There is tremendous variety in the asset allocation of these dynamic, age-based offerings, especially as the child approaches college age. Those aimed toward very young children--ages 0 to 3--tend to be stock-heavy. But among 249 distinct offerings designed for children ages 16 to 18, about 10% have at least half of the assets invested in stocks when the child is 16, while others are stock-free.
That disparity in asset allocation has led to a wide spread of returns among these peer funds over the past three years. One Oppenheimer option lost 8.11% per year on average for the three-year period while more than a dozen bond-heavy 529 plans have gained more than 4% annually on average over the period.
An Expensive Proposition
College costs are high, and the fees charged on many of the 529 plans designed to help you save for it are no bargain either. The costs of owning a 529 plan vary widely. The cheapest age-based option charges 0.20% while the most expensive is an advisor-sold plan charging more than 10 times that at 2.27%. Fixed-allocation options fall in a similar expense range with the cheapest at 0.10% and the most expensive share classes carrying nearly a 2.00% price tag.
To gauge the investor experience in 529 plans, we took a look at asset-weighted expenses and saw that investors aren't always getting the best deal. The average investor in a 529 plan is paying 1.09% per year on an asset-weighted basis. By contrast, the asset-weighted average expense for a target-date fund is 0.68% and for all other mutual funds is 0.80%. It's unclear why investors are paying so much more for college savings, but it is clear that the states could do a better job negotiating lower fees for their constituents just as plan sponsors have done with target-date funds in retirement plans. We think that with improved data, analysis, and tools, investors would be better equipped to find their way into cheaper plans.
In a strange twist on the fee debate, the industry could also benefit from charging less. 529 plans have struggled to take off. At the end of March, industry assets stood at approximately $117 billion. That's not petty cash, but it's a lot less than many projected for 529s when they were first introduced in 1996. Morningstar's fund-flow data shows that investors have been gravitating to cheaper funds over the past decade and shunning expensive ones, all which suggests that lower fees could be a boon for the 529 industry and investors alike.
More Tools in the Toolbox
To better help investors evaluate 529 plans, Morningstar is working on some new quantitative and qualitative measures designed to more-easily compare them.
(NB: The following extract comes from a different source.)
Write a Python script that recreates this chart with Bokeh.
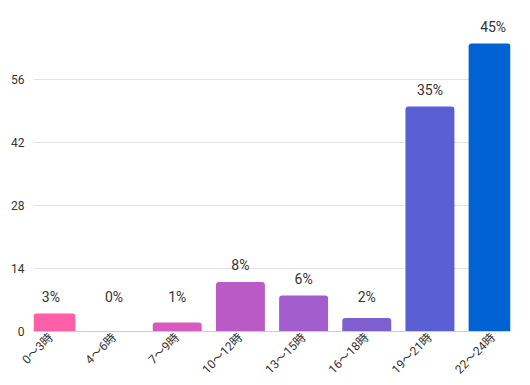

The team is drawing heavily on research it recently completed on target-date funds, which are geared for retirement savings but share many of the same attributes as 529s, such as asset allocation that changes over the life of the investment.
For example, Morningstar plans to revamp its peer groups for 529 options so that it's easier to compare the performance and fees of investments that have similar investment goals and asset allocations. Morningstar also is designing new graphics to illustrate the asset allocations across 529 plans so that one can clearly determine how a particular option's asset allocation compares with similar peers'. Finally, Morningstar's analysts are preparing qualitative ratings on many of the largest 529 plans. To arrive at these ratings, analysts will evaluate factors such as the plans' performances, fees, managers, and underlying funds.
Laura Pavlenko Lutton is an editorial director in Morningstar's fund research group.